I actually finished Anthony Doerr’s All the Light We Cannot See almost a fortnight ago – around the time everyone else was publishing their ‘Best Books of 2014’ posts *sarcastic font*. Why so long to write my review? Yes, the end of December tends to be on the busy side but actually, it’s because I was (still am) having trouble articulating what it was about this story that completely and wholly captured me.
All the Light I Cannot See is set during WWII and centres around a German boy, Werner, who is eventually recruited to the Hitler Youth Corps, and a French girl, Marie-Laure, who is blind and in the constant care of her father. At the broadest level, it’s a story of destruction, horror and death. But it’s also a story of incredible delicacy, told through locks and keys, miniature wooden houses, radios, music, molluscs and books about birds.
“She can hear the bombers when they are three miles away. A mounting static. The hum inside a seashell.”
“The tide flows past their feet. Everywhere mussels click and sigh.”
Doerr plays with scale and themes of destruction, safety, the keeping of secrets and the sharing of information on so many levels that it was only when I had finished the final page that all of his work, stitching the themes into every character, every scene and every beautiful sentence, became clear – the result is stunning.
“He carries her on his back. Now the barking of gulls. Smell of wet stones, of bird shit, of salt, though she never knew salt to have a smell.

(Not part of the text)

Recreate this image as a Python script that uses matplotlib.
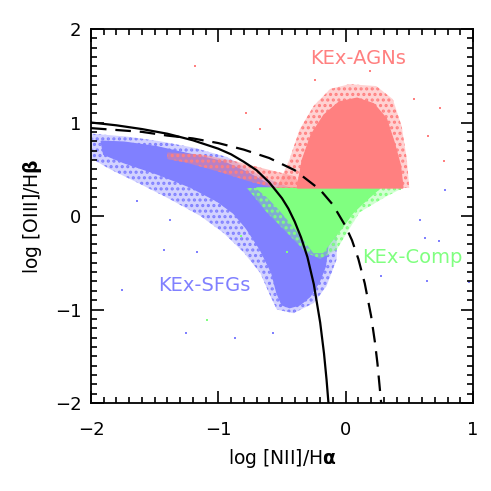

The sea murmuring in a language that travels through stones, air, and sky.”
War scenes are dealt with honestly – horrific but not lie-awake-all-night-scared and the dual narrators from both ‘sides’ of the war show that at the frontline, the fear is the same for everyone –
“A face flashes past, pale and waxy, one ear pressed to the floor of the car. Werner blinks. Those are not sacks. That is not sleep. Each car a wall of corpses stacked in the front.”
And I haven’t even mentioned a pivotal plot point – a missing diamond.
“Some things are simply more rare than others, and that’s why there are locks.”
I received my copy of All the Light We Cannot See from the publisher, Schribner via NetGalley, in exchange for an honest review.